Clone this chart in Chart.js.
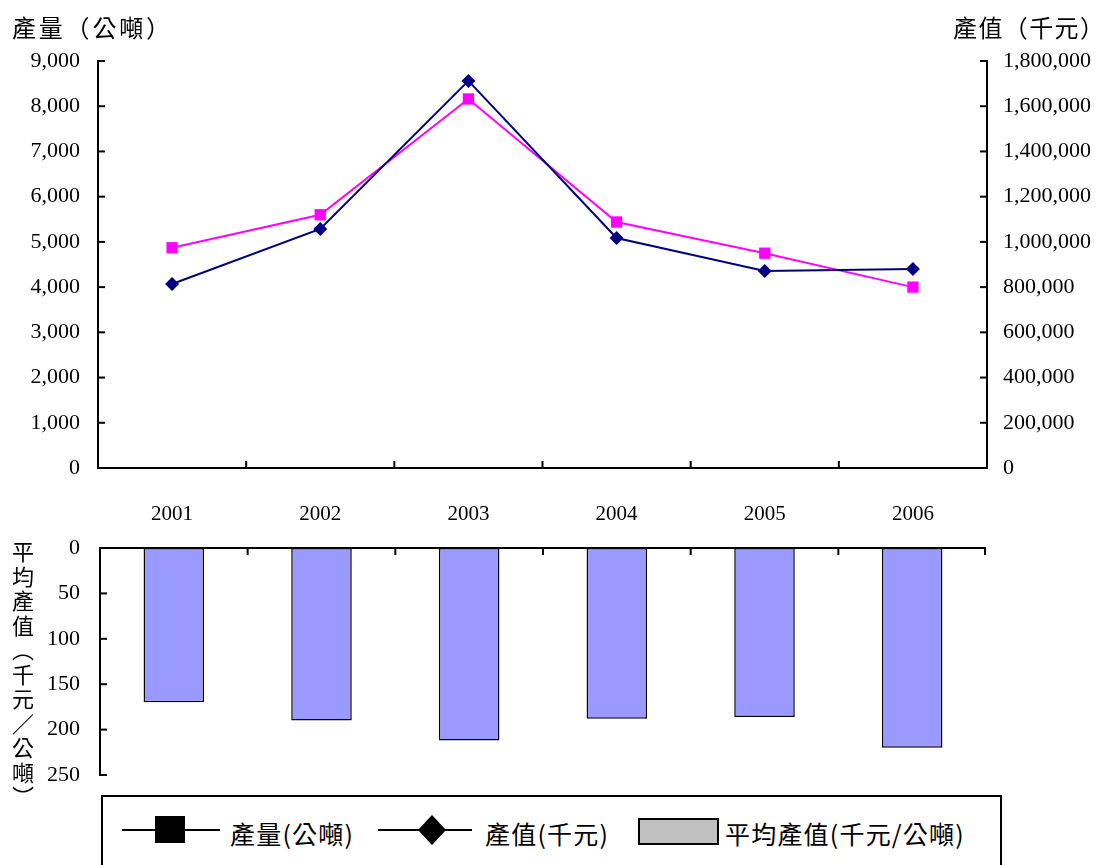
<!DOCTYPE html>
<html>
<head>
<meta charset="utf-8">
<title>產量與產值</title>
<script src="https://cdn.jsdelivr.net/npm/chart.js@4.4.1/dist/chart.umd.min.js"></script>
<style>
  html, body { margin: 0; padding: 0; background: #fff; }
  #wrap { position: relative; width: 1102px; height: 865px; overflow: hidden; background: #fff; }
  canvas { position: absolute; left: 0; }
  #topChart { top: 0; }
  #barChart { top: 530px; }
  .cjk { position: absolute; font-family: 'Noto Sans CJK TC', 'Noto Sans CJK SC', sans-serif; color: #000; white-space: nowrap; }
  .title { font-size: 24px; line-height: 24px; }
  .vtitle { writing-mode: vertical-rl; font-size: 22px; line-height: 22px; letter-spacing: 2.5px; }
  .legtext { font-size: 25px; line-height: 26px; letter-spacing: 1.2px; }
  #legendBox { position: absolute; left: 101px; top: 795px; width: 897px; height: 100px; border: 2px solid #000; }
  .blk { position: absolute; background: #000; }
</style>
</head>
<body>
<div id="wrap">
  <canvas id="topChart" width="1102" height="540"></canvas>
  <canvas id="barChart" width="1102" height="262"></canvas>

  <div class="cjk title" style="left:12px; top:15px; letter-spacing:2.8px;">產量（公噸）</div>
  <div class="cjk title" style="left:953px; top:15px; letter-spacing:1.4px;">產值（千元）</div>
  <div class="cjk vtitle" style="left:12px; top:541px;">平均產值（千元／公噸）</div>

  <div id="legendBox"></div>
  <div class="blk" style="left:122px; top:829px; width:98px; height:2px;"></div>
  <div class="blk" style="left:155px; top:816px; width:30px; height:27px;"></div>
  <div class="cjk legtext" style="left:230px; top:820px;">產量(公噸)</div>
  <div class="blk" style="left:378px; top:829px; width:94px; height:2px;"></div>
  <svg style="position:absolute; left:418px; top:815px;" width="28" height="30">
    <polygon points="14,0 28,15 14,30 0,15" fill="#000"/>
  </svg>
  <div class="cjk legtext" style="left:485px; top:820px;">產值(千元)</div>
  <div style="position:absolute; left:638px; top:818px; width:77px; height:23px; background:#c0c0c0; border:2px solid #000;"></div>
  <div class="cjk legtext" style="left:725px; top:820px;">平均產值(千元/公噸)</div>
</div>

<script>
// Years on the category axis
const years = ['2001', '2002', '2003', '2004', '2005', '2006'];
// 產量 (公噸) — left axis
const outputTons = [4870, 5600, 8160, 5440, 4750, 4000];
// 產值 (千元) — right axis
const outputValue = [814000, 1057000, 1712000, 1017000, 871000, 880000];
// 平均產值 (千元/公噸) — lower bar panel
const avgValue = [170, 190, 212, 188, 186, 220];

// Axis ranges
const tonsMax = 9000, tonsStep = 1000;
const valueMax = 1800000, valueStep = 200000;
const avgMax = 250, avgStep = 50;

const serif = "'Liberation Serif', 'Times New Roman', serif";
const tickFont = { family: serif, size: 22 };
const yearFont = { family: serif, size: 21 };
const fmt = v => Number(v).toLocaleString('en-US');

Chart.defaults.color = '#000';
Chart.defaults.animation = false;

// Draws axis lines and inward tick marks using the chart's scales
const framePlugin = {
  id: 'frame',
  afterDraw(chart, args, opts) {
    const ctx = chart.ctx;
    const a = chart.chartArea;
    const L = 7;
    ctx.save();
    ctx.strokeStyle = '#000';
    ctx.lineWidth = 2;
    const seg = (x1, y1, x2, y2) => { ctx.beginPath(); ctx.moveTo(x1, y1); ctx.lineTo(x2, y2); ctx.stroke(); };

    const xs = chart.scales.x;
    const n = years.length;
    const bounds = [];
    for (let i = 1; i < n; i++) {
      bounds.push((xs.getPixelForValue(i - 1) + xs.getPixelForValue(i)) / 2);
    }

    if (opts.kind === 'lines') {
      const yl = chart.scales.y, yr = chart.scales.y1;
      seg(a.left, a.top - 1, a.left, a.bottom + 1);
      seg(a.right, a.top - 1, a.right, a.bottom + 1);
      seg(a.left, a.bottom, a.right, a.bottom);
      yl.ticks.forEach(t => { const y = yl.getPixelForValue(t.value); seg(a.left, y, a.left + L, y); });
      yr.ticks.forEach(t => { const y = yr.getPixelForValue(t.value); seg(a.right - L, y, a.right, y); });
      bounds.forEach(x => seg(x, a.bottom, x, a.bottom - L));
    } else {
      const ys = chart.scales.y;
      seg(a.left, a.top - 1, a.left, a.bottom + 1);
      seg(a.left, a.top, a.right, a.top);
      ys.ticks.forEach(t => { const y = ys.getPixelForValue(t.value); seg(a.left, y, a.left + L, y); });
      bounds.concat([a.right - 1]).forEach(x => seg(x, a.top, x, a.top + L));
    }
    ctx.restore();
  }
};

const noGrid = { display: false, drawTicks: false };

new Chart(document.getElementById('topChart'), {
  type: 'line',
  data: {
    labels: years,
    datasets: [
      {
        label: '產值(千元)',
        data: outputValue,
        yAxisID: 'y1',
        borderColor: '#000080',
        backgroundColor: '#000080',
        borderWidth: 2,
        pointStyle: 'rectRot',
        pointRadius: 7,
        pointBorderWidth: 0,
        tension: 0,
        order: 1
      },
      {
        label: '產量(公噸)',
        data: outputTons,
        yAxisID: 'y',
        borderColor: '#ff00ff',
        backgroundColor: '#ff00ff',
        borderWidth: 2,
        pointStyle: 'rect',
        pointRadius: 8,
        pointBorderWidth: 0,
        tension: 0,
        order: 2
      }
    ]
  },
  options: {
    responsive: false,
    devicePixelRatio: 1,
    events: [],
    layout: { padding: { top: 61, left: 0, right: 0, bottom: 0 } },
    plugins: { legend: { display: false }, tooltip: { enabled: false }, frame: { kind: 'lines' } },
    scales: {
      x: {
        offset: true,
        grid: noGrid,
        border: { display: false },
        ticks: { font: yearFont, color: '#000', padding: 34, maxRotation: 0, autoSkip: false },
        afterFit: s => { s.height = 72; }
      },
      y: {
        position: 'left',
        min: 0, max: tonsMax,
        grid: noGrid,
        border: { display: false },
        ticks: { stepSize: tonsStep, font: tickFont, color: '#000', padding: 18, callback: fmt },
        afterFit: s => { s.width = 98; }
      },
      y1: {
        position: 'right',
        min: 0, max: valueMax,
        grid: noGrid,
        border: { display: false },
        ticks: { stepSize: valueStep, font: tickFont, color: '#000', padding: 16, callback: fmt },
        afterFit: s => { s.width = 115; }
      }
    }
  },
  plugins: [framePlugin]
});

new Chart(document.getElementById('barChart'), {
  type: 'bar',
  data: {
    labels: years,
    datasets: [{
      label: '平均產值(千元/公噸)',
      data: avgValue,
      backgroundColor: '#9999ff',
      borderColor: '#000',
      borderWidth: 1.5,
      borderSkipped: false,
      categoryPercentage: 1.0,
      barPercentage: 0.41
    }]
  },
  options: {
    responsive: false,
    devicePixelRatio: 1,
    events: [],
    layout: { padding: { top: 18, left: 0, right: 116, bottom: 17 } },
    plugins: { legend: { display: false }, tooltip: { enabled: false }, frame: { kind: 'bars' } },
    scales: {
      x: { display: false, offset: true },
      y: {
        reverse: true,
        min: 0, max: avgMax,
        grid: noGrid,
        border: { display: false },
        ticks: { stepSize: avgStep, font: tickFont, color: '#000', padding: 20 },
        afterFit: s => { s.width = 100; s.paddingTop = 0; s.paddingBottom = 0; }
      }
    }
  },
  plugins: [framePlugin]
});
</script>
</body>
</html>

> _Given problem_
Transcribe each line above verbatim, with the pictures left out.

> _The output_
Clone this chart in Chart.js.
<!DOCTYPE html>
<html>
<head>
<meta charset="utf-8">
<title>產量與產值</title>
<script src="https://cdn.jsdelivr.net/npm/chart.js@4.4.1/dist/chart.umd.min.js"></script>
<style>
  html, body { margin: 0; padding: 0; background: #fff; }
  #wrap { position: relative; width: 1102px; height: 865px; overflow: hidden; background: #fff; }
  canvas { position: absolute; left: 0; }
  #topChart { top: 0; }
  #barChart { top: 530px; }
  .cjk { position: absolute; font-family: 'Noto Sans CJK TC', 'Noto Sans CJK SC', sans-serif; color: #000; white-space: nowrap; }
  .title { font-size: 24px; line-height: 24px; }
  .vtitle { writing-mode: vertical-rl; font-size: 22px; line-height: 22px; letter-spacing: 2.5px; }
  .legtext { font-size: 25px; line-height: 26px; letter-spacing: 1.2px; }
  #legendBox { position: absolute; left: 101px; top: 795px; width: 897px; height: 100px; border: 2px solid #000; }
  .blk { position: absolute; background: #000; }
</style>
</head>
<body>
<div id="wrap">
  <canvas id="topChart" width="1102" height="540"></canvas>
  <canvas id="barChart" width="1102" height="262"></canvas>

  <div class="cjk title" style="left:12px; top:15px; letter-spacing:2.8px;">產量（公噸）</div>
  <div class="cjk title" style="left:953px; top:15px; letter-spacing:1.4px;">產值（千元）</div>
  <div class="cjk vtitle" style="left:12px; top:541px;">平均產值（千元／公噸）</div>

  <div id="legendBox"></div>
  <div class="blk" style="left:122px; top:829px; width:98px; height:2px;"></div>
  <div class="blk" style="left:155px; top:816px; width:30px; height:27px;"></div>
  <div class="cjk legtext" style="left:230px; top:820px;">產量(公噸)</div>
  <div class="blk" style="left:378px; top:829px; width:94px; height:2px;"></div>
  <svg style="position:absolute; left:418px; top:815px;" width="28" height="30">
    <polygon points="14,0 28,15 14,30 0,15" fill="#000"/>
  </svg>
  <div class="cjk legtext" style="left:485px; top:820px;">產值(千元)</div>
  <div style="position:absolute; left:638px; top:818px; width:77px; height:23px; background:#c0c0c0; border:2px solid #000;"></div>
  <div class="cjk legtext" style="left:725px; top:820px;">平均產值(千元/公噸)</div>
</div>

<script>
// Years on the category axis
const years = ['2001', '2002', '2003', '2004', '2005', '2006'];
// 產量 (公噸) — left axis
const outputTons = [4870, 5600, 8160, 5440, 4750, 4000];
// 產值 (千元) — right axis
const outputValue = [814000, 1057000, 1712000, 1017000, 871000, 880000];
// 平均產值 (千元/公噸) — lower bar panel
const avgValue = [170, 190, 212, 188, 186, 220];

// Axis ranges
const tonsMax = 9000, tonsStep = 1000;
const valueMax = 1800000, valueStep = 200000;
const avgMax = 250, avgStep = 50;

const serif = "'Liberation Serif', 'Times New Roman', serif";
const tickFont = { family: serif, size: 22 };
const yearFont = { family: serif, size: 21 };
const fmt = v => Number(v).toLocaleString('en-US');

Chart.defaults.color = '#000';
Chart.defaults.animation = false;

// Draws axis lines and inward tick marks using the chart's scales
const framePlugin = {
  id: 'frame',
  afterDraw(chart, args, opts) {
    const ctx = chart.ctx;
    const a = chart.chartArea;
    const L = 7;
    ctx.save();
    ctx.strokeStyle = '#000';
    ctx.lineWidth = 2;
    const seg = (x1, y1, x2, y2) => { ctx.beginPath(); ctx.moveTo(x1, y1); ctx.lineTo(x2, y2); ctx.stroke(); };

    const xs = chart.scales.x;
    const n = years.length;
    const bounds = [];
    for (let i = 1; i < n; i++) {
      bounds.push((xs.getPixelForValue(i - 1) + xs.getPixelForValue(i)) / 2);
    }

    if (opts.kind === 'lines') {
      const yl = chart.scales.y, yr = chart.scales.y1;
      seg(a.left, a.top - 1, a.left, a.bottom + 1);
      seg(a.right, a.top - 1, a.right, a.bottom + 1);
      seg(a.left, a.bottom, a.right, a.bottom);
      yl.ticks.forEach(t => { const y = yl.getPixelForValue(t.value); seg(a.left, y, a.left + L, y); });
      yr.ticks.forEach(t => { const y = yr.getPixelForValue(t.value); seg(a.right - L, y, a.right, y); });
      bounds.forEach(x => seg(x, a.bottom, x, a.bottom - L));
    } else {
      const ys = chart.scales.y;
      seg(a.left, a.top - 1, a.left, a.bottom + 1);
      seg(a.left, a.top, a.right, a.top);
      ys.ticks.forEach(t => { const y = ys.getPixelForValue(t.value); seg(a.left, y, a.left + L, y); });
      bounds.concat([a.right - 1]).forEach(x => seg(x, a.top, x, a.top + L));
    }
    ctx.restore();
  }
};

const noGrid = { display: false, drawTicks: false };

new Chart(document.getElementById('topChart'), {
  type: 'line',
  data: {
    labels: years,
    datasets: [
      {
        label: '產值(千元)',
        data: outputValue,
        yAxisID: 'y1',
        borderColor: '#000080',
        backgroundColor: '#000080',
        borderWidth: 2,
        pointStyle: 'rectRot',
        pointRadius: 7,
        pointBorderWidth: 0,
        tension: 0,
        order: 1
      },
      {
        label: '產量(公噸)',
        data: outputTons,
        yAxisID: 'y',
        borderColor: '#ff00ff',
        backgroundColor: '#ff00ff',
        borderWidth: 2,
        pointStyle: 'rect',
        pointRadius: 8,
        pointBorderWidth: 0,
        tension: 0,
        order: 2
      }
    ]
  },
  options: {
    responsive: false,
    devicePixelRatio: 1,
    events: [],
    layout: { padding: { top: 61, left: 0, right: 0, bottom: 0 } },
    plugins: { legend: { display: false }, tooltip: { enabled: false }, frame: { kind: 'lines' } },
    scales: {
      x: {
        offset: true,
        grid: noGrid,
        border: { display: false },
        ticks: { font: yearFont, color: '#000', padding: 34, maxRotation: 0, autoSkip: false },
        afterFit: s => { s.height = 72; }
      },
      y: {
        position: 'left',
        min: 0, max: tonsMax,
        grid: noGrid,
        border: { display: false },
        ticks: { stepSize: tonsStep, font: tickFont, color: '#000', padding: 18, callback: fmt },
        afterFit: s => { s.width = 98; }
      },
      y1: {
        position: 'right',
        min: 0, max: valueMax,
        grid: noGrid,
        border: { display: false },
        ticks: { stepSize: valueStep, font: tickFont, color: '#000', padding: 16, callback: fmt },
        afterFit: s => { s.width = 115; }
      }
    }
  },
  plugins: [framePlugin]
});

new Chart(document.getElementById('barChart'), {
  type: 'bar',
  data: {
    labels: years,
    datasets: [{
      label: '平均產值(千元/公噸)',
      data: avgValue,
      backgroundColor: '#9999ff',
      borderColor: '#000',
      borderWidth: 1.5,
      borderSkipped: false,
      categoryPercentage: 1.0,
      barPercentage: 0.41
    }]
  },
  options: {
    responsive: false,
    devicePixelRatio: 1,
    events: [],
    layout: { padding: { top: 18, left: 0, right: 116, bottom: 17 } },
    plugins: { legend: { display: false }, tooltip: { enabled: false }, frame: { kind: 'bars' } },
    scales: {
      x: { display: false, offset: true },
      y: {
        reverse: true,
        min: 0, max: avgMax,
        grid: noGrid,
        border: { display: false },
        ticks: { stepSize: avgStep, font: tickFont, color: '#000', padding: 20 },
        afterFit: s => { s.width = 100; s.paddingTop = 0; s.paddingBottom = 0; }
      }
    }
  },
  plugins: [framePlugin]
});
</script>
</body>
</html>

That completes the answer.